VMA 1.82 See the real Vrindavan : God’s playground

Katie Jo Walter with Sewak and his wife. Photo from around 2008. (VT).
rudad api pitṛ-mātṛ-bandhu-putrādikam
apahāya niśamya nārhad-uktīḥ |
hṛdi parama-kaṭhoratāṁ dadhāno
drutam avalokaya kṛṣṇa-keli-kuñjam||1.82||
Ignoring your father, mother, children and other kin,
even though they are crying;
not hearing their words of praise,
hardening your heart to all of them,
quickly look to the groves
where Krishna enjoyed his dalliances.

Commentary

I recently met with Sewak Sharan after reading Joshua Nash’s series of articles on the Vrindavan Environmental Concept (VEC) and Vrindavan as a “Human Sanctuary.” These are fertile concepts. The idea of human sanctuary came back to me after visiting Radha Bawri;

When speaking with Sewakji, and told him that I planned to restart commenting on Vṛndāvana-mahimāmṛta, he said that it is this book more than any other that inspired his thinking on the environment and its connection to Vrindavan. The human sanctuary is "God's playground."

Indeed right after that he start to explain Krishna’s ultimate message in the Gītā sarva-dharmān parityājya mām ekaṁ śaraṇaṁ vraja – “Giving up all other dharmas, take shelter of Me alone.” Vraja, he says, means a concentric movement, a constant movement to the center, which in this philosophy of Dham consciousness includes Radha and Krishna, the Divine Yugal as viṣaya and āśraya of prema, Vrindavan, or the natural surroundings in which the Divine Yugal realizes its prema. In terms of the rasa-śāstra, Vrindavan represents the sum total of all uddīpanas. The Dhama is the expansion of Radha and Krishna’s love into a world that is perfectly suited for it.

Finally, the word vraja includes human society or community, which in the most intense aspect of madhura-rasa means the sakhis, but has a wider reach to include all the five kinds of loving relationship.

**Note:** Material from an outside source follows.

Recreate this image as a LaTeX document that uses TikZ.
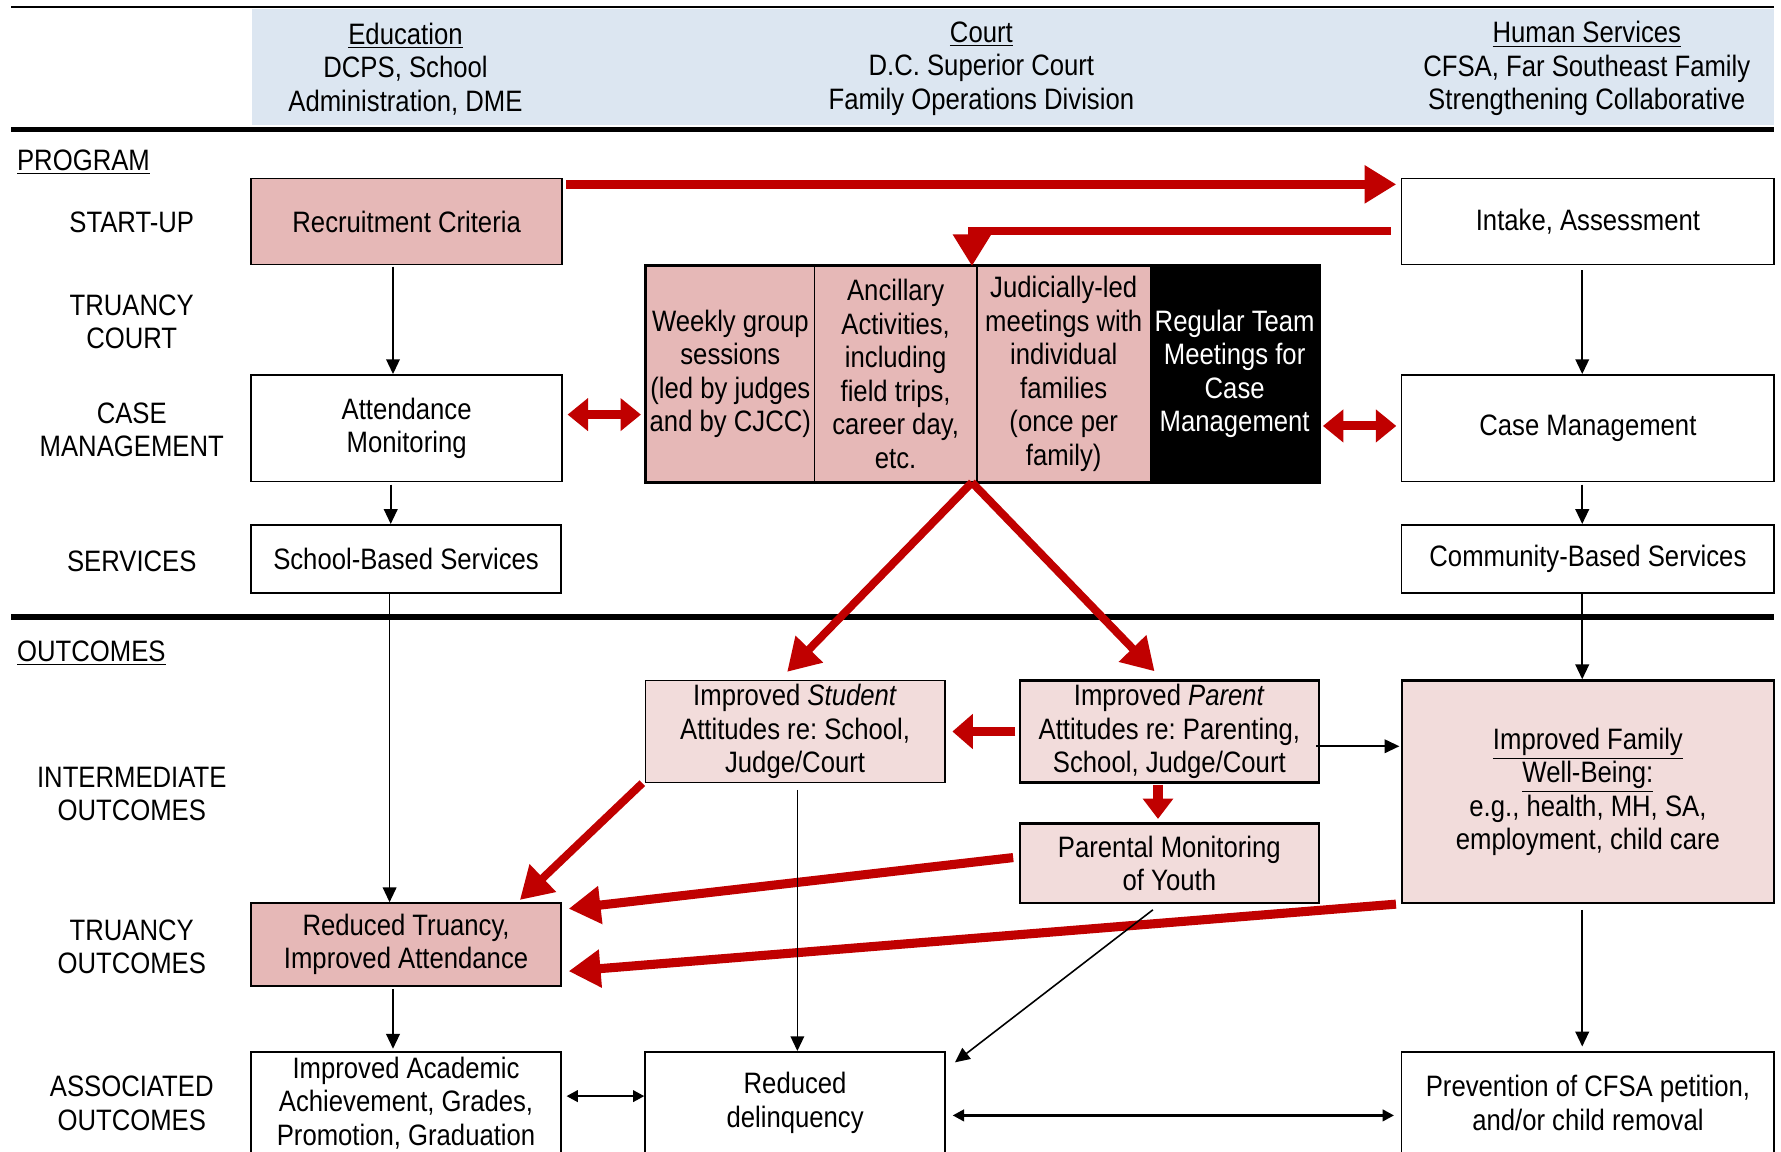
\documentclass[tikz,border=0pt]{standalone}
\usepackage{fontspec}
\setmainfont{Liberation Sans}[FakeStretch=0.87]
\usetikzlibrary{arrows.meta}
\definecolor{hdrBlue}{RGB}{220,230,241}
\definecolor{pinkDark}{RGB}{230,184,183}
\definecolor{pinkLight}{RGB}{242,220,219}
\definecolor{arrowRed}{RGB}{192,0,0}
\newcommand{\rowFont}{\fontsize{13}{14.75}\selectfont\frenchspacing}

\begin{document}
\begin{tikzpicture}[x=0.5pt,y=-0.5pt,font=\rowFont,
  box/.style={draw, line width=0.7pt, align=center, inner sep=1pt},
  redArrow/.style={draw=arrowRed, line width=4pt, -{Triangle[length=14pt,width=16pt]}},
  redDouble/.style={draw=arrowRed, line width=4pt, {Triangle[length=9pt,width=14pt]}-{Triangle[length=9pt,width=14pt]}},
  blkArrow/.style={line width=0.7pt, -{Triangle[length=6.5pt,width=6pt]}},
  blkDouble/.style={line width=1.2pt, {Triangle[length=5pt,width=5pt]}-{Triangle[length=5pt,width=5pt]}},
  rowLabel/.style={align=center}]
\clip (0,0) rectangle (1568,1014);
\fill[white] (0,0) rectangle (1568,1014);

% header band
\fill[hdrBlue] (222,8) rectangle (1562,110);
\draw[line width=1pt] (10,6) -- (1562,6);
\draw[line width=2.5pt] (10,114) -- (1562,114);
\draw[line width=2.5pt] (10,543) -- (1562,543);
\node[align=center] (hEdu) at (357,60.5) {\underline{Education}\\DCPS, School\\Administration, DME};
\node[align=center] (hCourt) at (864,60.5) {\underline{Court}\\D.C. Superior Court\\Family Operations Division};
\node[align=center] (hHuman) at (1397,60.5) {\underline{Human Services}\\CFSA, Far Southeast Family\\Strengthening Collaborative};

% row labels
\node[anchor=west] (lProgram) at (8,143) {\underline{PROGRAM}};
\node[anchor=west] (lOutcomes) at (8,575) {\underline{OUTCOMES}};
\node[rowLabel] (lStart) at (116,196) {START-UP};
\node[rowLabel] (lTruCourt) at (116,283.5) {TRUANCY\\COURT};
\node[rowLabel] (lCaseMgmt) at (116,378.5) {CASE\\MANAGEMENT};
\node[rowLabel] (lServices) at (116,494) {SERVICES};
\node[rowLabel] (lInter) at (116,699) {INTERMEDIATE\\OUTCOMES};
\node[rowLabel] (lTruOut) at (116,833.5) {TRUANCY\\OUTCOMES};
\node[rowLabel] (lAssoc) at (116,971.5) {ASSOCIATED\\OUTCOMES};

% program boxes
\node[box, fill=pinkDark, minimum width=137pt, minimum height=38pt] (rec) at (358,195) {Recruitment Criteria};
\node[box, minimum width=164pt, minimum height=38pt] (intake) at (1398,195) {Intake, Assessment};
\node[box, fill=pinkDark, minimum width=74pt, minimum height=95pt] (weekly) at (643,329) {Weekly group\\sessions\\(led by judges\\and by CJCC)};
\node[box, fill=pinkDark, minimum width=71.5pt, minimum height=95pt] (ancil) at (788.5,329) {Ancillary\\Activities,\\including\\field trips,\\career day,\\etc.};
\node[box, fill=pinkDark, minimum width=76.5pt, minimum height=95pt] (judic) at (936.5,329) {Judicially-led\\meetings with\\individual\\families\\(once per\\family)};
\node[box, fill=black, text=white, minimum width=74pt, minimum height=95pt] (regular) at (1087,329) {Regular Team\\Meetings for\\Case\\Management};
\draw[line width=1pt] (weekly.north west) rectangle (regular.south east);
\node[box, minimum width=137pt, minimum height=47pt] (attend) at (358,377) {Attendance\\Monitoring};
\node[box, minimum width=164pt, minimum height=47pt] (casem) at (1398,377) {Case Management};
\node[box, minimum width=136.5pt, minimum height=30pt] (school) at (357.5,492) {School-Based Services};
\node[box, minimum width=164pt, minimum height=30pt] (community) at (1398,492) {Community-Based Services};

% outcome boxes
\node[box, fill=pinkLight, line width=0.5pt, minimum width=132pt, minimum height=45pt] (student) at (700,644) {Improved \textit{Student}\\Attitudes re: School,\\Judge/Court};
\node[box, fill=pinkLight, line width=1pt, minimum width=131.5pt, minimum height=45pt] (parent) at (1029.5,644) {Improved \textit{Parent}\\Attitudes re: Parenting,\\School, Judge/Court};
\node[box, fill=pinkLight, line width=1pt, minimum width=164pt, minimum height=98pt] (family) at (1398,697) {\underline{Improved Family}\\\underline{Well-Being:}\\e.g., health, MH, SA,\\employment, child care};
\node[box, fill=pinkLight, line width=1pt, minimum width=131.5pt, minimum height=35pt] (monit) at (1029.5,760) {Parental Monitoring\\of Youth};
\node[box, fill=pinkDark, minimum width=136.5pt, minimum height=36.5pt] (truancy) at (357.5,831.5) {Reduced Truancy,\\Improved Attendance};
\node[box, minimum width=136.5pt, minimum height=45pt] (academic) at (357.5,971) {Improved Academic\\Achievement, Grades,\\Promotion, Graduation};
\node[box, minimum width=132pt, minimum height=45pt] (delinq) at (700,971) {Reduced\\delinquency};
\node[box, minimum width=164pt, minimum height=45pt] (prevent) at (1398,971) {Prevention of CFSA petition,\\and/or child removal};

% red connectors
\draw[redArrow] ([shift={(3,6)}]rec.north east) -- ([shift={(-4,6)}]intake.north west);
\draw[redArrow, line width=3.5pt] ([shift={(-9,8)}]intake.west) -| ([shift={(-5,1)}]ancil.north east);
\draw[redDouble] ([shift={(4,-12)}]attend.east) -- ([shift={(-4,36)}]weekly.west);
\draw[redDouble] ([shift={(3,46)}]regular.east) -- ([shift={(-4,-2)}]casem.west);
\draw[redArrow, line width=3.5pt] ([shift={(-5,0)}]ancil.south east) -- ([shift={(-7,-7)}]student.north);
\draw[redArrow, line width=3.5pt] ([shift={(-5,0)}]ancil.south east) -- ([shift={(-13,-7)}]parent.north);
\draw[redArrow, -{Triangle[length=9pt,width=15pt]}] ([shift={(-3,0)}]parent.west) -- ([shift={(6,0)}]student.east);
\draw[redArrow, line width=4.5pt, -{Triangle[length=9pt,width=13pt]}] ([shift={(-10,1)}]parent.south) -- ([shift={(-10,-3)}]monit.north);
\draw[redArrow, line width=3.5pt] ([shift={(-2,0)}]student.south west) -- ([shift={(-37,-2)}]truancy.north east);
\draw[redArrow] ([shift={(-5,-5)}]monit.west) -- ([shift={(6,-31.5)}]truancy.east);
\draw[redArrow] ([shift={(-4,0)}]family.south west) -- ([shift={(6,23.5)}]truancy.east);

% black connectors
\draw[blkArrow] ([shift={(-12,1)}]rec.south) -- ([shift={(-12,0)}]attend.north);
\draw[blkArrow] ([shift={(-5,4)}]intake.south) -- ([shift={(-5,0)}]casem.north);
\draw[blkArrow] ([shift={(-14,2)}]attend.south) -- ([shift={(-13.5,0)}]school.north);
\draw[blkArrow] ([shift={(-5,2)}]casem.south) -- ([shift={(-5,0)}]community.north);
\draw[blkArrow] ([shift={(-14.5,0)}]school.south) -- ([shift={(-14.5,0)}]truancy.north);
\draw[blkArrow] ([shift={(-5,0)}]community.south) -- ([shift={(-5,0)}]family.north);
\draw[blkArrow] ([shift={(-3,13)}]parent.east) -- ([shift={(-1,-40)}]family.west);
\draw[blkArrow] ([shift={(2,6)}]student.south) -- ([shift={(2,0)}]delinq.north);
\draw[blkArrow] ([shift={(-14.5,5)}]monit.south) -- ([shift={(8,10)}]delinq.north east);
\draw[blkArrow] ([shift={(-5,5)}]family.south) -- ([shift={(-5,-4)}]prevent.north);
\draw[blkArrow] ([shift={(-11.5,2)}]truancy.south) -- ([shift={(-11.5,-2)}]academic.north);
\draw[blkDouble] ([shift={(4,-6)}]academic.east) -- ([shift={(0,-6)}]delinq.west);
\draw[blkDouble] ([shift={(6,11)}]delinq.east) -- ([shift={(-6,11)}]prevent.west);
\end{tikzpicture}
\end{document}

Sewak Sharanji himself uses the ancient term abhayāraṇya {"the forest of fearlessness") as sanctuary, and this is a term that is used in the ancient epics as the kind of forest ashram life where the ancient munis and rishis lived.

In Sewakji's earlier writing, he emphasized that Sanatan Dharma culture was formulated in these communities. The "rishis" or "seers" lived in this kind of protected atmosphere, where they lived in harmony with nature. Sewakji's naturalistic philosophy is based on an equation of Vrindavan with nature and spirituality combined. A human sanctuary is a place where sattva guna predominates. .

Someone responded to the articles on the Human Sanctuary concept by asking, “Sanctuary from whom ? We humans are the most destructive species, the one all other species must take sanctuary from. Maybe call it human rehabilitation town? Bhaktivinode Thakur called his masterpiece Jaiva Dharma, not Manava Dharma because, he explained, in this Yuga most 'humans' are worse than animals, and if the dharma would consider only humanity proper, most souls in 'human' bodies would not practice it too fallen. But if humans of Kali Yuga can be elevated to the platform of humanity proper via dharmic consciousness, then automatically all other life is naturally given sanctuary. The dharma of the Yuga is to understand that cows are priority.”

This kind of hopelessness is perhaps justified. Like Joshua and most other people I know, except for perhaps some members of Vrindavan's old guard, this air of hopelessness about the direction that the town is taking prevails. Rajas and tamas are predominating in an aggressive and unapologetic manner. The people of the town themselves have sold out to economic development above all other considerations. Vrindavan's spirituality is a commodity to be sold for a profit, and one does not have to be particularly spiritual to profit from it.

The humanistic part of modern economic thinking is that everyone will be most benefited by economic development and the conveniences and amenities that it brings. The full flowering of every human being comes from having the opportunities to develop their own innovative powers and to receive the benefits thereof. But the offshoots of rajas, without the attenuating force of sattva, are usually tamas, and that is what we can feel. Even those coming from other parts of the world feel the tamo-guna as more acute here than in their own homes. This is partly because Westerners have become rather good at keeping tamas hidden away most of the time.

The point is that in the midst of this modern race to "civilization," some of us should consider the roots of Indian civilization and be given sanctuary to cultivate those ideals. And it may be almost impossible to do such a thing "naturally" or organically, so let it be done consciously and intentionally, as a collective value of our human society, by which I mean that it should be included in the nation's development goals.

A human sanctuary is not the same as a modern Hindu ashram. I see it as an attempt to recreate a model human society on the model of the forest hermitages of yore. The acharyas have used the expression “high thinking and simple living.” The idea has been revived again and again in human societies ever since humanity began: Tolstoy and Gandhi come to mind. But certainly in the modern situation, a countervailing force to rajas and tamas are urgently needed.